Supreme Court Will Decide Whether Probable Cause Bars a First Amendment Claim in Reichle v. Howards

When you think of “probable cause,” you tend to think of dramatic scenarios. Such as a police officer doing a vehicle search for weapons or drugs. Or a police officer obtaining a warrant to search a house for suspicious content. Probable cause is written into the Fourth Amendment of the Constitution, which states that “no Warrants shall issue, but upon probable cause, supported by Oath or affirmation, and particularly describing the place to be searched, and the persons or things to be seized.” The general definition of probable cause is “a reasonable belief that a person has committed a crime.” It is the backbone of the criminal legal system, preventing (in theory) police officers from searching or arresting based on a whim.

However, you don’t usually think of probable cause — or the Fourth Amendment — clashing with the First Amendment. Yet that appears to be the case in Reichle v. Howards, which the U.S. Supreme Court recently agreed to hear.

In 2006, Steven Howards visited a shopping center at Beaver Creek Mall in Colorado. His visit coincided with that of Vice President Cheney, who brought along a massive security detail, including several Secret Service agents. While talking to a friend on his cell phone, Howards saw Cheney leave a grocery store and stated: “I’m going to ask him how many kids he’s killed today.” One Secret Service agent decided that it was “unhealthy” and “not quite right” for someone to make this statement (presumably about the Iraq War). He and the other Secret Service agents monitored Howards while Howards waited his turn to speak to the vice president. When Howards reached Cheney, he told him that his “policies in Iraq were disgusting” and touched his right shoulder. The Secret Service agents had seen enough: they believed that they had probable cause for arrest. Howards was later arrested for assaulting Vice President Cheney.

After Howards was detained at the local sheriff’s department and the charges against him dropped, he filed suit against the Secret Service agents for violating his both Fourth Amendment rights through an unlawful search and seizure, and his First Amendment rights by retaliating against him for engaging in constitutionally protected speech. The issues that the Supreme Court will consider are whether probable cause to make an arrest bars a First Amendment retaliatory arrest claim and whether the court below erred by denying qualified and absolute immunity to the Secret Service agents.

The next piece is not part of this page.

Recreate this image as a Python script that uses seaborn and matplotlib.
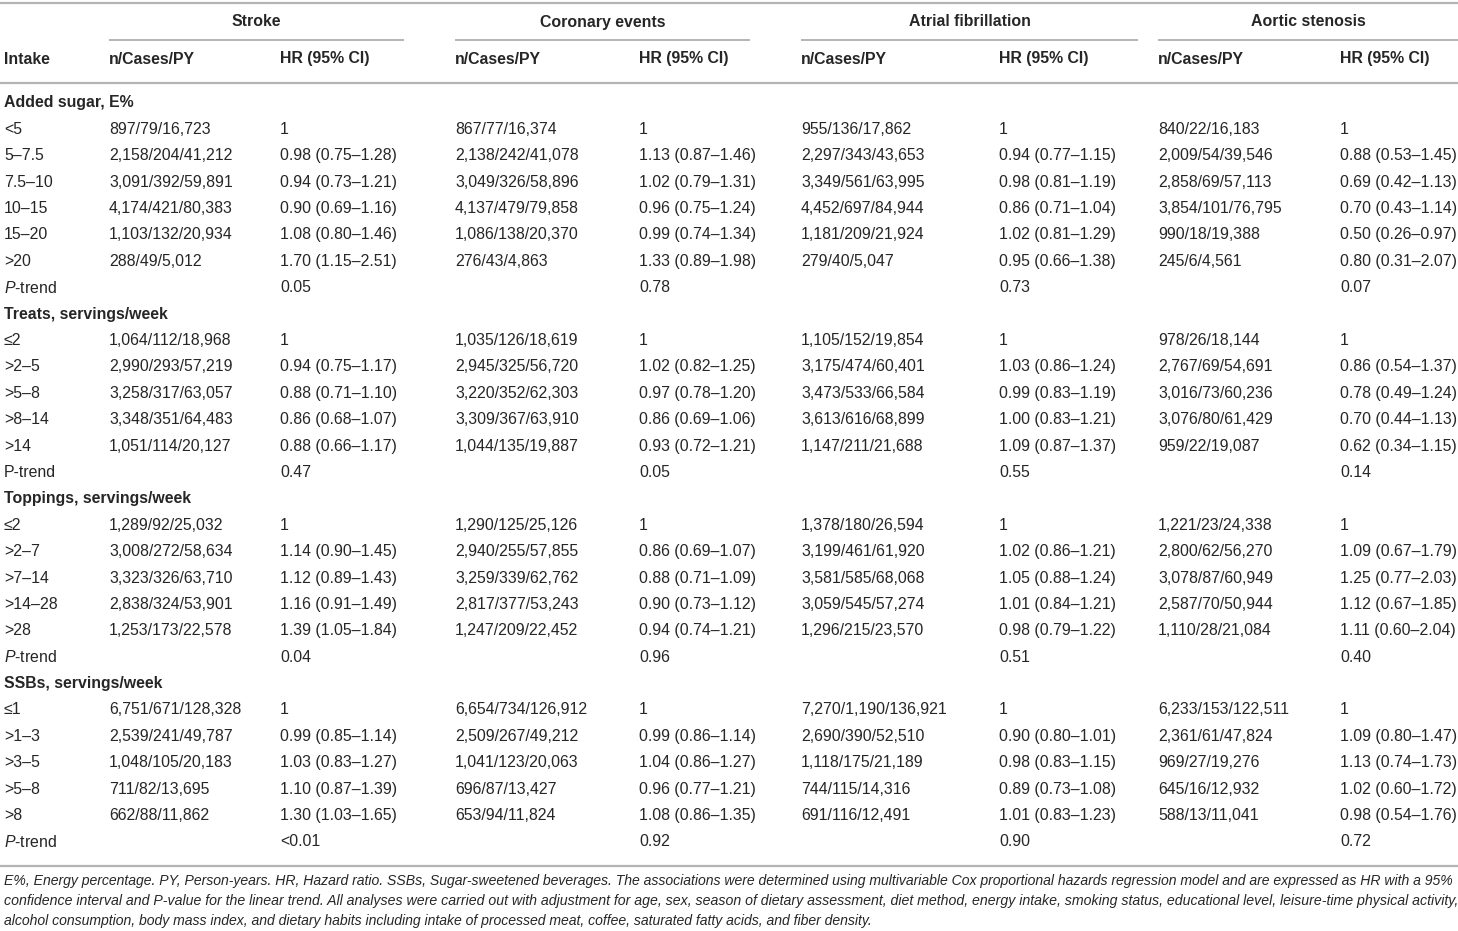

There are a few places in Texas where one might see Secret Service agents, but Sierra Blanca isn’t one of them. Moreover, along the U.S.-Mexico border, free speech issues don’t often come up in search and seizure situations. But this case does illustrate how murky “probable cause” can be, and how easily federal and state agents can claim to have it when the situation requires. How many people have performed acts that could be misconstrued as threatening by someone determined to think the worst of them? Fortunately in this case, the county sheriff decided not to pursue harassment charges. In many other cases, though, it is up to a federal criminal defense attorney to stand up for the suspect’s rights.